A Dull Bio of a Sharp Man October 17, 2008 8 out of 15 found this review helpful
Rowland's work was a pretty big disappoint for me. Everything that was wonderful about Stephen Greenblatt's "Will in the World" (i.e. it was as fun to read as it was educationally rewarding) was missing in "Giardano Bruno". For a religious humanist who was so incredibly courageous, clever, exciting, and ahead of his time, his story, as told in this book, isn't a story at all. It is a dissertation on Italy during the time of the Inquisition. Rowland leaves literally no stone unturned, going on, sometimes for pages, about obscure influences and their influences, remarking on meaningless descriptions of plazas and statues that Bruno may have seen in the cities through which he traveled. The chapter on "The Art of Memory" was especially disappointing as, true to her form in the rest of the book, Rowland barely described this most famous aspect of Bruno's skill and philosophy, saying only that Bruno recited a psalm backward. I was looking forward to an enjoyable read. Bruno, if I get anything out of this book, was one of those rare geniuses, like a Shakespeare or a Poe, who had a sense of humor as well as a limitless intellect. This book was tedious and slow; I often, literally, had to force my way through it. For a book titled "Giardano Bruno: Philosopher, Heretic" I'd say about 75% of the novel isn't even about Bruno, his philosophy or his heresy. Rowland seemed to be more intent on displaying the breadth of her own research and understanding of the time period than on shedding any light on this remarkable and remarkably obscure man. I don't recommend this unless you're a Ph.d. candidate specializing in late 16th Century Italian Religious Figures Who Suffered Under the Inquisition and the World They Populated. The wikipedia entry on Giardano Bruno will tell you more about him in way less time. Ouch.

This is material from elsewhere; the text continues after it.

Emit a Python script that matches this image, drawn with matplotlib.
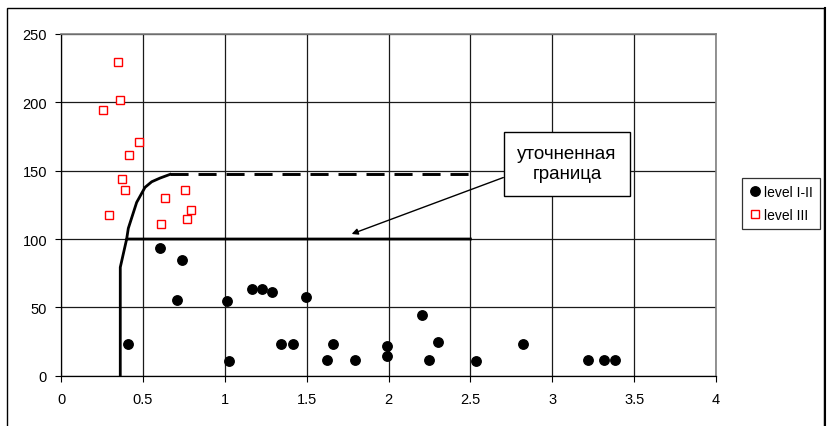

Roamin' Nolan August 26, 2008 29 out of 31 found this review helpful
Here Ingrid Rowland continues to demonstrate her profound mastery of the society and space of sixteenth-century Rome. Unlike most other accounts, Rowland emphasizes Bruno's role as a writer and shows that his fiery death at the stake in the Campo de' Fiori provoked change in the policy of the Roman Inquisition's treatment of intellectuals. I admire most of all Rowland's ability to bring forth vivid details from Bruno's beginnings in Naples, from his travels through France, England and even to the Frankfurt book fair, and from his obstinate conclusions both religious and scientific. She does much to humanize both Bruno and his chief prosecutor, Cardinal Bellarmine, and in the end suggests how science and religion soon found that they belong together rather than in conflict. This bright and polished biography does much to put the imagination of Bruno and his moving historical context in this reader's mind.